Entre résilience et rébellion, quand on pense au parcours de Sunny War, on ne peut s’empêcher de penser à celui de Fantastic Negrito. Comme lui, elle tire la lumière de son côté sombre, évitant à chaque instant de tomber dans l'abîme en se vouant corps et âme à un folk teinté de rock, à un blues que vient sublimer la chaleur de sa voix.
Elle qui n’a pas eu une vie facile rend la nôtre un peu meilleure à chaque note. Avec douceur, elle se raconte. Des déménagements fréquents de son enfance à son passé sous addiction. Des galères et des traversées du désert aux multiples rédemptions. De la lourdeur de la perte à la légèreté d’une renaissance. Chaque accord semble suspendu sur le fil de sa vie comme aux fils de sa guitare dont elle joue avec une liberté virtuose et une inventivité qui surprend même les plus grands.
Mais derrière cette voix presque angélique, la chanteuse a la punk-attitude. Avec son look rebelle, elle déjoue les pronostics et s’échappe allègrement du moindre bocal où l’on voudrait l’enfermer. Intrépide, certainement, indocile, toujours ! Une liberté farouche qui va de pair avec une vulnérabilité sans limite. Derrière ses textes, l’honnêteté toujours, parfois à la limite du supportable, parfois répétée comme un mantra.
Sunny War est cette pépite intimiste qui ne se promet plus la guérison mais qui persévère. Cette chanteuse sensible qui porte ses émotions au bord des lèvres. Cette parolière qui n’échappe pas à la douleur de vivre mais qui a décidé d’en faire une force et d’embrasser ce qu’elle est, intensément. Comme elle le résume elle-même : « Tout le monde est une bête qui fait de son mieux pour être bon. C'est ça être humain ». Et cette bête-là est merveilleuse.
Déscolarisée très tôt, c’est à Venice Beach que Sunny War traîne et joue de la guitare en même temps qu’elle tombe dans les addictions. De cette période sombre, elle tirera quand même du positif. Avec son groupe de punk, Anus Kings, elle se fait rapidement remarquer, notamment grâce à son jeu unique sans médiator, au pouce et à l’index. Une virtuosité qui ira jusqu’aux oreilles des critiques du LA Weekly et qui débouchera sur une collaboration avec Gibson Guitars.

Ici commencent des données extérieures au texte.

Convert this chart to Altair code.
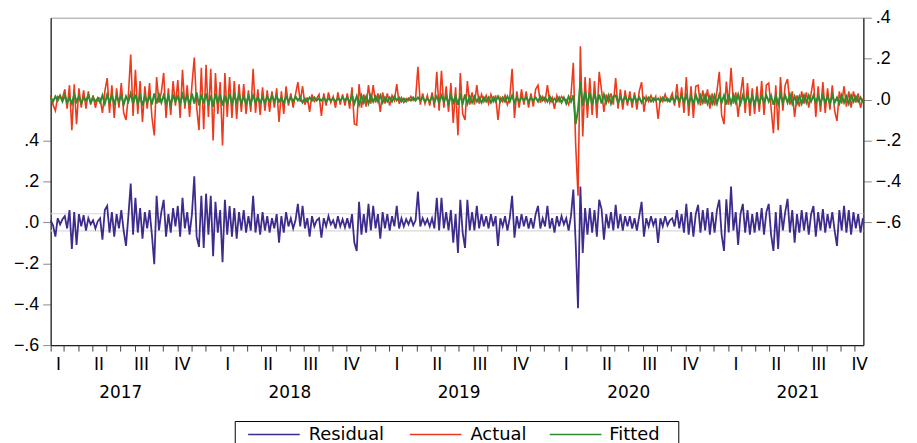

Quelques années plus tard, c’est en solo que l’on retrouve Sunny War, toujours aux prises avec ses démons mais dont la musique s’est un brin assagie. Son premier album, Worthless, est un bijou d’acoustique bien trop peu connu. Dans les albums suivants, parfois autoproduits, elle continue d’explorer le blues et le folk, appuyant volontiers sur l’accélérateur avec une touche de rock et connaissant un succès grandissant aux Etats-Unis.
En 2021, son titre tout en douceur, Lucid Lucy avait déjà fait des millions d’écoutes en streaming. Mais cette fois, l’artiste qui n’est plus à un oxymore près, sort une pépite folk blues intitulée Gospel Anarchy. Elle s’y expose avec violence et vulnérabilité dans des paroles et une interprétation presque désespérées mais toujours vraies. Encore une fois, la chanteuse montre qu’elle sait comment s’approprier les codes de la musique roots sans se laisser enfermer dans ce style déjà maintes fois décrypté.